Supplied data:
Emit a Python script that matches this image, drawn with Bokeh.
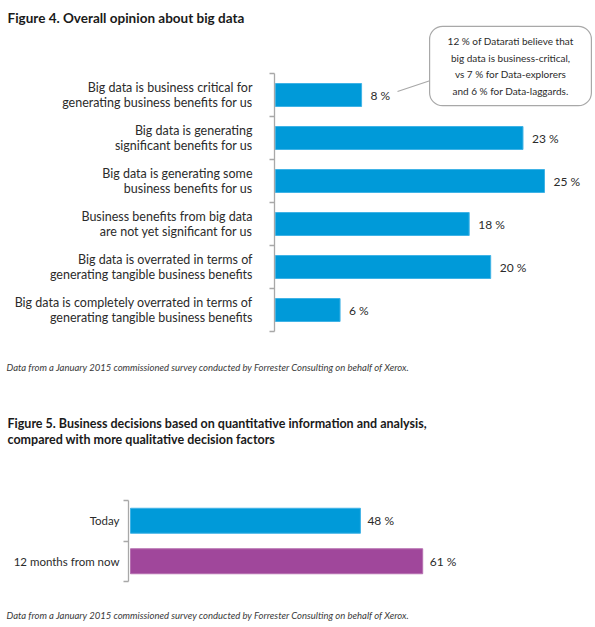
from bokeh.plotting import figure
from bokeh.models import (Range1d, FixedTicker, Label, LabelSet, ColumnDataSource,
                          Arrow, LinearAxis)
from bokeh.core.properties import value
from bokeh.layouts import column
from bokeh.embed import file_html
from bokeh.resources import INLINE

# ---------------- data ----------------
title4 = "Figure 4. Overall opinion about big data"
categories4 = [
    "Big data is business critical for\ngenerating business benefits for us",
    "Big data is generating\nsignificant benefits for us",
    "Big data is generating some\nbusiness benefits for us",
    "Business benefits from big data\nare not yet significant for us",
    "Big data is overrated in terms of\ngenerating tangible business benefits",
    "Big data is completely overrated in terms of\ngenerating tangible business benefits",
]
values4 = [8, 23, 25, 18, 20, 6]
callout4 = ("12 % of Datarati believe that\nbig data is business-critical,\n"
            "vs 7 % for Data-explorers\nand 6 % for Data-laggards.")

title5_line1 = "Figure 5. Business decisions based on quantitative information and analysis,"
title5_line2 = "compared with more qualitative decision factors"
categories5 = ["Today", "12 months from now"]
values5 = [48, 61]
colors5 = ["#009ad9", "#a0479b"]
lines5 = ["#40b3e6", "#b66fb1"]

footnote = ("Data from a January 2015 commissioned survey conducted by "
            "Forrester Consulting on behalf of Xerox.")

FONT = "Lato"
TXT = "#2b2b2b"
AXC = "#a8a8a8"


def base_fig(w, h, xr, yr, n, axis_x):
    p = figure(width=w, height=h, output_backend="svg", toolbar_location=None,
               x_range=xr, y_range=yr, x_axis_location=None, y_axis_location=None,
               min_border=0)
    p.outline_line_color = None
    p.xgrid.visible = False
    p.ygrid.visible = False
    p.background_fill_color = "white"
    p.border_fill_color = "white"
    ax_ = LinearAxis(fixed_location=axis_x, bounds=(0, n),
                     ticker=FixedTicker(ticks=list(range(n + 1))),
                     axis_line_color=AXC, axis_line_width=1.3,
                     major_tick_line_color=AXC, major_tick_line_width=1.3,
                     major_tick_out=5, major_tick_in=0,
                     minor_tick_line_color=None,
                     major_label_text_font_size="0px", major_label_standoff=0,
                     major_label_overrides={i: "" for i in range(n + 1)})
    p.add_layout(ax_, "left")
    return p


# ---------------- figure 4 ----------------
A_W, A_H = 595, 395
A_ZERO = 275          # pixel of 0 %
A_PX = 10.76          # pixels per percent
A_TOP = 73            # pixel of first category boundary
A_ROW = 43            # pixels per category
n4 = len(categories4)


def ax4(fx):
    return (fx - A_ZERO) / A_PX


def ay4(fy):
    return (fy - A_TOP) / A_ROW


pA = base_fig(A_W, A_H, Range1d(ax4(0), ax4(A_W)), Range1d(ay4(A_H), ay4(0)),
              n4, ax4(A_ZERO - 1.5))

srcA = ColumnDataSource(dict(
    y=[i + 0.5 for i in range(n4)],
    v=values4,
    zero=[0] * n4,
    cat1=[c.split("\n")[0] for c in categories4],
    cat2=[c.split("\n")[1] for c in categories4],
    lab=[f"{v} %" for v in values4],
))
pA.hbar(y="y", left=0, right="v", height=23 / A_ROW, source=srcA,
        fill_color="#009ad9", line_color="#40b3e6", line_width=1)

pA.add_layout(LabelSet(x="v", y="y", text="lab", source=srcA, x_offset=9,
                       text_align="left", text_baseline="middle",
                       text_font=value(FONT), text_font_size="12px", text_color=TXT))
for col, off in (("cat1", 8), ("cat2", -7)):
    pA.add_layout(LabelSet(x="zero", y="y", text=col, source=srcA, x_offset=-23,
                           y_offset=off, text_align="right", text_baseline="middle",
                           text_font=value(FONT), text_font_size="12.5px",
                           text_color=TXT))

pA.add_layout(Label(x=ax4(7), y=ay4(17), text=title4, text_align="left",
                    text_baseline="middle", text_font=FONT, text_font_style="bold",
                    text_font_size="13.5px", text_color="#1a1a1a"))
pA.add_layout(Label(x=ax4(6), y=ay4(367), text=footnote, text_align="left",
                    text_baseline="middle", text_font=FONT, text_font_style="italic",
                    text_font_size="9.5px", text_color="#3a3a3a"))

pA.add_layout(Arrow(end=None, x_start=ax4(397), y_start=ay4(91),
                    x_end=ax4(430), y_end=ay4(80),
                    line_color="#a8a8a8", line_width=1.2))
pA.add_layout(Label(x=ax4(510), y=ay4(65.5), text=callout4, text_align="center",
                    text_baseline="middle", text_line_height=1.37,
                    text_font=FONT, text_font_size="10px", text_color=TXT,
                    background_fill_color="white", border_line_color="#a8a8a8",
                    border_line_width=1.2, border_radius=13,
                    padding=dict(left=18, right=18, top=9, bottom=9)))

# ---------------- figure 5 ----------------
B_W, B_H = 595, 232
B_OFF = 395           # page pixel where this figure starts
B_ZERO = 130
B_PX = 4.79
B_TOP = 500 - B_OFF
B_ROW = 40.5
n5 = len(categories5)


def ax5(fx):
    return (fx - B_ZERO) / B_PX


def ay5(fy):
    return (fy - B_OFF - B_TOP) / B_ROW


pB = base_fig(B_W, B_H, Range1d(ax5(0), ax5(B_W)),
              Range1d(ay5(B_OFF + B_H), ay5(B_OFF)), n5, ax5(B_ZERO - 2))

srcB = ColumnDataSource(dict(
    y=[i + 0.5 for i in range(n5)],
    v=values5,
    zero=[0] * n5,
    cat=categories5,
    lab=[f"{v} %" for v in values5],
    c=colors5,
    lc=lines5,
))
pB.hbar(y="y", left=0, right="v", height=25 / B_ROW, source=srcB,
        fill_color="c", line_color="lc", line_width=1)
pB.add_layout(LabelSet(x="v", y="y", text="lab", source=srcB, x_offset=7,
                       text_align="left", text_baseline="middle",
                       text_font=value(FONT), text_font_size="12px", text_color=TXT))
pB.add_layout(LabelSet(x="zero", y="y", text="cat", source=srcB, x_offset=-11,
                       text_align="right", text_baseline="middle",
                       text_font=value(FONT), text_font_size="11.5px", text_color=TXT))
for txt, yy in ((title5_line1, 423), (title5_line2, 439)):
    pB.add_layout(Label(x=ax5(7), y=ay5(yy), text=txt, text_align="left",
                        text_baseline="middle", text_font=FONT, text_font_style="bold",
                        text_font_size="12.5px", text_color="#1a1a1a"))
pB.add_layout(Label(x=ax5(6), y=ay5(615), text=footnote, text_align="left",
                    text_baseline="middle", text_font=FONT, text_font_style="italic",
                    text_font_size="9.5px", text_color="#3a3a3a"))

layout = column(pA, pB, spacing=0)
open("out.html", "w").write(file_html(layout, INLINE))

What you need to do: Restate exactly, please, only the lines between the start of the data and the line containing "from bokeh.resources import INLINE", both ends included, skipping the pictures.

Output:
Emit a Python script that matches this image, drawn with Bokeh.
from bokeh.plotting import figure
from bokeh.models import (Range1d, FixedTicker, Label, LabelSet, ColumnDataSource,
                          Arrow, LinearAxis)
from bokeh.core.properties import value
from bokeh.layouts import column
from bokeh.embed import file_html
from bokeh.resources import INLINE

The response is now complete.